The next generation of AGA cooker was the result of extensive research and development. The AGA Total Control, launched March 2011, addressed customers questions, such as lack of flexibility – being on when no-one is in the home during the week – less cooking taking place, too warm for highly insulated properties, running costs and made the AGA as relevant for today’s busy lifestyle as it had been before. Each cooking area of the AGA Total Control is controlled independently by a touch control panel, the ovens can be programmed by a remote hand control or the iTotal Control uses a smartphone app, ipad, tablet, text or pc to turn the ovens on from afar. The AGA Total Control is the first AGA to be pre-built at the factory.
The next major development for the AGA cooker, launched July 2013, was the AGA Dual Control.
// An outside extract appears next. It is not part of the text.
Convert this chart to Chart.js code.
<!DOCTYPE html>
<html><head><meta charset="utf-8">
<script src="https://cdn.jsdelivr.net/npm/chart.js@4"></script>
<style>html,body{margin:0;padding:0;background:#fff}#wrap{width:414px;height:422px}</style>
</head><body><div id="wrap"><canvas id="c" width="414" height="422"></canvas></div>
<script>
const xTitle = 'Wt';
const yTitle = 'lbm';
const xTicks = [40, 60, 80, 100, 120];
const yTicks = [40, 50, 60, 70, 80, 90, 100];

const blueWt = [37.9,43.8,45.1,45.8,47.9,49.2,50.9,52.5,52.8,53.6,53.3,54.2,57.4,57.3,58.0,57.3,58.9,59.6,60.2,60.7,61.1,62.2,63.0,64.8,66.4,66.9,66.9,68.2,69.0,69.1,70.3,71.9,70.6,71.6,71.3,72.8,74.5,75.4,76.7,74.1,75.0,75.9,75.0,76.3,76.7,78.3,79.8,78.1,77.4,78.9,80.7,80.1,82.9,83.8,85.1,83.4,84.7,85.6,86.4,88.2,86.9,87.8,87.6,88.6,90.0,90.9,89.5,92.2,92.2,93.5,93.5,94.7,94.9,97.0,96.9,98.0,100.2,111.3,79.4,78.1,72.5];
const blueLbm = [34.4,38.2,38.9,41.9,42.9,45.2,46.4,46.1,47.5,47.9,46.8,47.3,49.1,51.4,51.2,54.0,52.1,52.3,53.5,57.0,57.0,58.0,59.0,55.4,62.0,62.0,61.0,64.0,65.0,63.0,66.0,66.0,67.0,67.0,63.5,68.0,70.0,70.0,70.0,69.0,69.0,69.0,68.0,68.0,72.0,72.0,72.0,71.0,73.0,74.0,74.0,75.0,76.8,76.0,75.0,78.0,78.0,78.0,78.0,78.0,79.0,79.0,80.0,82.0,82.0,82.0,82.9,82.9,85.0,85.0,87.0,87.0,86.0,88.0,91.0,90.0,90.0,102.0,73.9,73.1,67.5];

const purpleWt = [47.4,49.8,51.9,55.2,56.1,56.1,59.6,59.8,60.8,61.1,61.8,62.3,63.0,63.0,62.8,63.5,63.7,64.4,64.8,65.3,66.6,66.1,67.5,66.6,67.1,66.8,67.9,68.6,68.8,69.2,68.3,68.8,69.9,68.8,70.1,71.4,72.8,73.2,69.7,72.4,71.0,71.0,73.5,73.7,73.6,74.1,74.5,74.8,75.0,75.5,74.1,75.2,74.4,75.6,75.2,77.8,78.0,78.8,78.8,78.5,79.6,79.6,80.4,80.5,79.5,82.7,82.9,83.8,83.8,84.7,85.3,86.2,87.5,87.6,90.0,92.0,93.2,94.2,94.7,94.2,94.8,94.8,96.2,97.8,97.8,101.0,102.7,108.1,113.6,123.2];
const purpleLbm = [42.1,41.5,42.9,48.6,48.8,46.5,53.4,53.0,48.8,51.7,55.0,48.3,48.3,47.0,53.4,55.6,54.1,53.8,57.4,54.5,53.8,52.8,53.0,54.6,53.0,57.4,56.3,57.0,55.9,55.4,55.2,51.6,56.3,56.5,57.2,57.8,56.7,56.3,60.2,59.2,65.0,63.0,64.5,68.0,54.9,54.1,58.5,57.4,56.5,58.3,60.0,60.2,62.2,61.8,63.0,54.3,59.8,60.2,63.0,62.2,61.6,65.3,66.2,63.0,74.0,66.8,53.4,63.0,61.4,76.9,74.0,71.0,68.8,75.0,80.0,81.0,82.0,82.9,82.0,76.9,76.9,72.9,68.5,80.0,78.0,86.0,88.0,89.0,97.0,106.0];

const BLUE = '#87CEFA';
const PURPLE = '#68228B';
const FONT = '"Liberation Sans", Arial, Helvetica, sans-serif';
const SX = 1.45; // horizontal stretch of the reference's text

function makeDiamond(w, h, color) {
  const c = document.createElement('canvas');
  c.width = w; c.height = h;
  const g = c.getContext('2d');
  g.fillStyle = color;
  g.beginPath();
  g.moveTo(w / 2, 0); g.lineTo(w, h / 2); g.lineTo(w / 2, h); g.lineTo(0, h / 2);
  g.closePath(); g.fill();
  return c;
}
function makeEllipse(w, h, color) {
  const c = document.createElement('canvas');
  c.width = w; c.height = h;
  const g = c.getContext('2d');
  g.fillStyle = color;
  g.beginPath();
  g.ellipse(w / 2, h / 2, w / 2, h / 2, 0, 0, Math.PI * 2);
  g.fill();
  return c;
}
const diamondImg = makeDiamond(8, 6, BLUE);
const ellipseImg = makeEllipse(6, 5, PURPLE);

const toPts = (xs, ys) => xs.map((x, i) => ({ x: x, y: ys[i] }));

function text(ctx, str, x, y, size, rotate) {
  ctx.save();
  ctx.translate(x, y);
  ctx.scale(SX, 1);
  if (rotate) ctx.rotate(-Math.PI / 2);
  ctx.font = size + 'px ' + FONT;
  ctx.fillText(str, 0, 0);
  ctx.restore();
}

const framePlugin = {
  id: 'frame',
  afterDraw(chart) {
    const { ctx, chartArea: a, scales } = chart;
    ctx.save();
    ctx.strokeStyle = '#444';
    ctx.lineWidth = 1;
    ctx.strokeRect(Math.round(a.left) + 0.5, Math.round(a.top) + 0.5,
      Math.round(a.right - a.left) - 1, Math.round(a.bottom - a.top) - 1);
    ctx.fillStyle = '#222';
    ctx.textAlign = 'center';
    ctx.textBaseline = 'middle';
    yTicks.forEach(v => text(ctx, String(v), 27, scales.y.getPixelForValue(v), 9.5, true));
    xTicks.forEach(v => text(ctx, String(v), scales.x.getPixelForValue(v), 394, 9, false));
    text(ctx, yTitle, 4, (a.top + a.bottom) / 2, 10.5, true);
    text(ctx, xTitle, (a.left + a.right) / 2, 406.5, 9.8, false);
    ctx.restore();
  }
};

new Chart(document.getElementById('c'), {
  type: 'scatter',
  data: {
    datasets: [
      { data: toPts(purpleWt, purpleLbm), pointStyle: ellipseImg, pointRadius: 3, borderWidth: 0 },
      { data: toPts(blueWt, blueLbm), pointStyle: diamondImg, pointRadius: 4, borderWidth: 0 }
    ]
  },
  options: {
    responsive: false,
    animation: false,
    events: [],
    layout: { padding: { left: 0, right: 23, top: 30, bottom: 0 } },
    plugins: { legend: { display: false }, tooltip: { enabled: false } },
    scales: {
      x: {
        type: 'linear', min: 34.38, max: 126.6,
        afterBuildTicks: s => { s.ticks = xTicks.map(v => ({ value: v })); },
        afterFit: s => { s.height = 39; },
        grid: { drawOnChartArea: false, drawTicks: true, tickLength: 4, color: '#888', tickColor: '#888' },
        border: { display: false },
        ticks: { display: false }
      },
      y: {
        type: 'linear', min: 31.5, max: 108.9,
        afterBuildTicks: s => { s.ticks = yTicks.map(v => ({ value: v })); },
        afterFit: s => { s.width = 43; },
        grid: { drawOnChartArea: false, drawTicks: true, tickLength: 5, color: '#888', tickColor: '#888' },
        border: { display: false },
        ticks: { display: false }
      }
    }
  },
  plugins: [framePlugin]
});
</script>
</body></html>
It has the traditional heat storage AGA ovens, ever available – with a turn down low energy setting available on the electric model – with independently operated hotplates. You can choose to have the hotplate or hotplates on only when needed or left on all day. It is easy to use with manual operation.
The AGA Total Control, electric only and Dual Control, gas and electric are available in both 3 and 5 oven models. The 5 oven is a 3 oven with an independently operated electric ‘hotcupboard’ attached to it, comprising of a Slow Cooking Oven and a Warming Oven with a Warming Plate on top or a choice of ordering with an induction hob instead.
Introduced in September 2014 the AGA City60 has been designed to have all the attributes of a larger AGA within a small 60cm space. In America this model is known as the AGA City24!! Each area is independently heated so they can be used together or in isolation. The single hotplate has two settings, so can be either a Boiling or Simmering Plate with a specially designed Resting Area to extend usage. The top oven also has two settings; so it can be either a Roasting or Baking Oven. The lower oven is the Simmering Oven. Flat floor grids are provided to use when cooking on the floor of the ovens. Latest development for the City60 is a conventional gas powered hob, as a choice from the solid cast iron hotplate.